Leitsatz (amtlich)
Inhaltskontrolle eines Ehevertrages, der den Anspruch auf nachehelichen Betreuungsunterhalt auf das Existenzminimum beschränkt und darüber hinaus lediglich nachteilige Regelungen für einen Ehegatten enthält
Die kompensationslose ehevertragliche Beschränkung des Anspruches auf Betreuungsunterhalt auf das Existenzminimum führt bei nicht auszuschließendem Kinderwunsch zur Unwirksamkeit der entsprechenden Regelung, wenn bereits bei Vertragsschluss absehbar war, dass berufliche Einschränkungen aufgrund der Kinderbetreuung nur einen Ehegatten treffen würden.
Diese Unwirksamkeit erfasst bei vereinbarter salvatorischer Klausel nicht den gesamten Vertrag.

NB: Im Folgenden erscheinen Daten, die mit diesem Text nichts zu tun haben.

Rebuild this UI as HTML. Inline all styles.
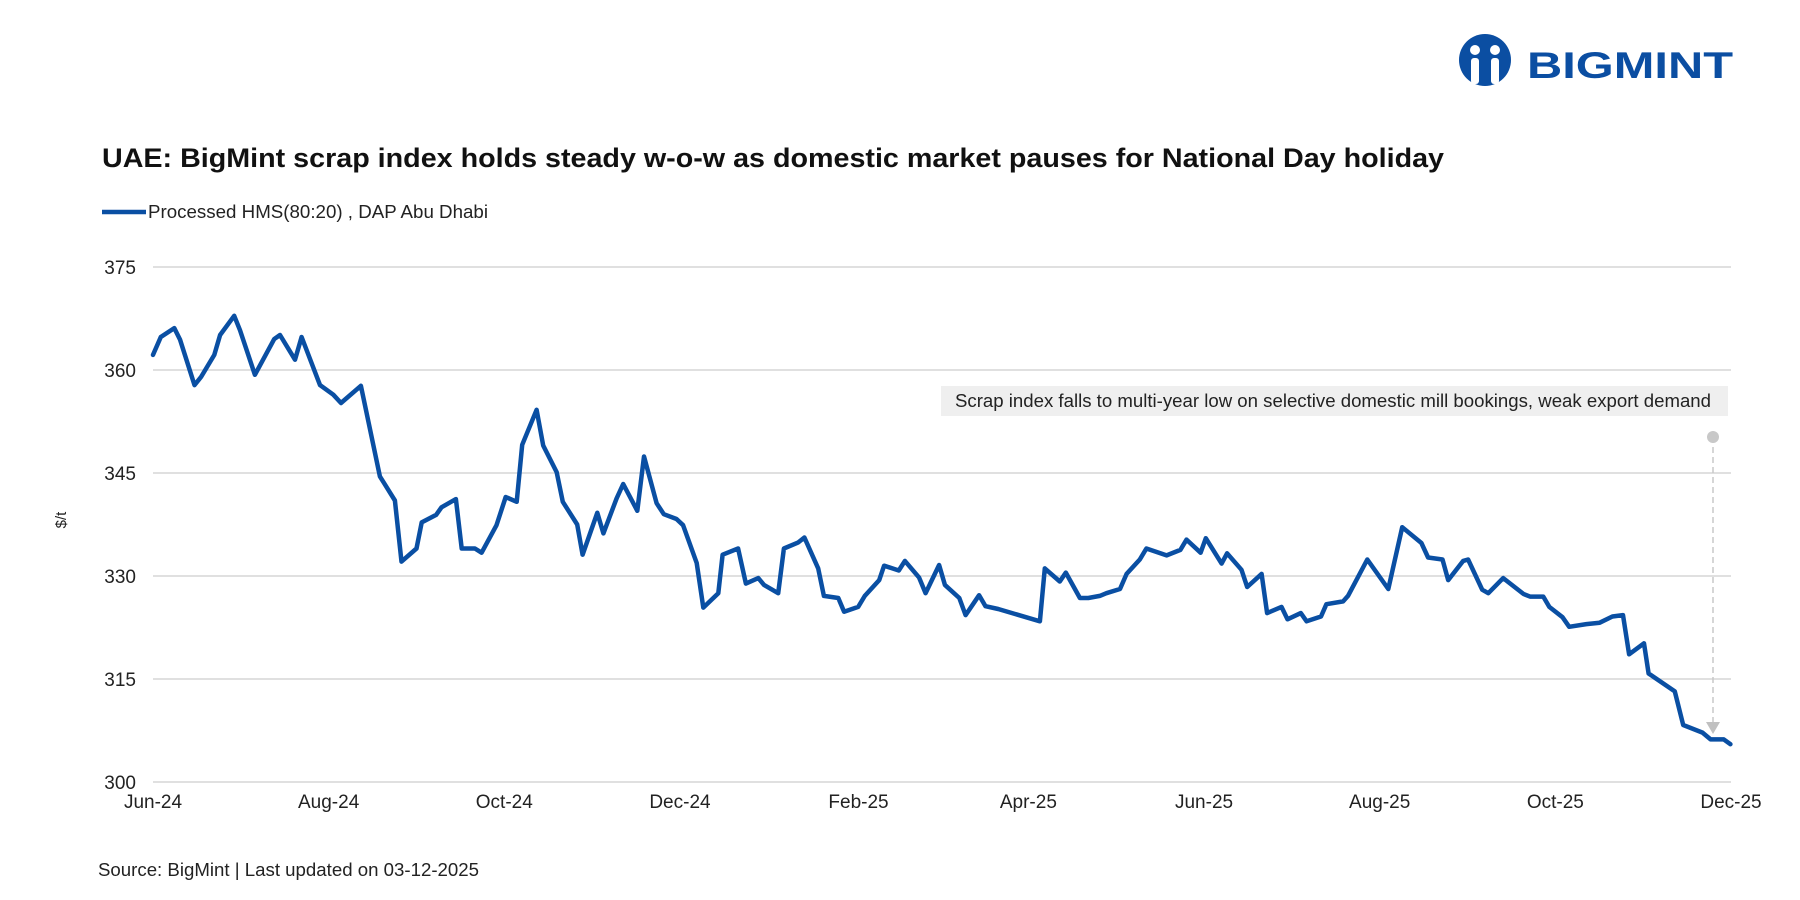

Ein in der Gesamtschau für einen Ehegatten allein nachteiliger Ehevertrag ist nur dann insgesamt unwirksam, wenn er Ergebnis einer ungleichen Verhandlungsposition ist (vgl. BGH FamRZ 2013, 195 ff., FamRZ 2017, 884 ff.).
Normenkette
BGB §§ 138-139, 1408, 1585c
Verfahrensgang
AG Celle (Beschluss vom 12.12.2017; Aktenzeichen 23a F 20019/17) |
Tenor
Auf die Beschwerde der Ehefrau wird der Teilbeschluss des Amtsgerichts - Familiengericht - Celle vom 12. Dezember 2017 geändert. Der Ehemann wird - unter Zurückweisung der weitergehenden Beschwerde - verpflichtet, der Ehefrau Auskunft zu erteilen über sein Einkommen in Form einer systematischen Zusammenstellung der Einnahmen und Ausgaben und zwar
hinsichtlich der Einkünfte aus unselbständiger Tätigkeit durch Vorlage der Verdienstabrechnungen Oktober 2016 bis Februar 2018,
hinsichtlich der Einkünfte aus selbständiger Tätigkeit durch Vorlage der Jahresabschlüsse der E. GmbH für 2016 und 2017 und der E. A. GbR für 2016 und 2017, falls 2017 noch nicht vorliegend, jeweils der betriebswirtschaftlichen Auswertungen 2017 der E. GmbH und der E. A. GbR,
hinsichtlich der Entnahmen aus den vorgenannten Gesellschaften für die Jahre 2014 bis 2018 durch Vorlage der jeweiligen durch den Steuerberater gefertigten Zusammenstellung,
hinsichtlich der Kapitalkontenentwicklung 2014 bis 2017 der vorgenannten Gesellschaften durch Vorlage der jeweiligen durch den Steuerberater gefertigten Zusammenstellung,
hinsichtlich etwaiger Steuerzahlungen durch Vorlage der Steuererklärungen 2016 und 2017 sowie der Steuerbescheide 2016 und 2017, falls die Steuerbescheide noch nicht vorliegen, eine entsprechende Steuervorausberechnung.
Die Kosten des Beschwerdeverfahrens werden unter den Eheleuten gegeneinander aufgehoben.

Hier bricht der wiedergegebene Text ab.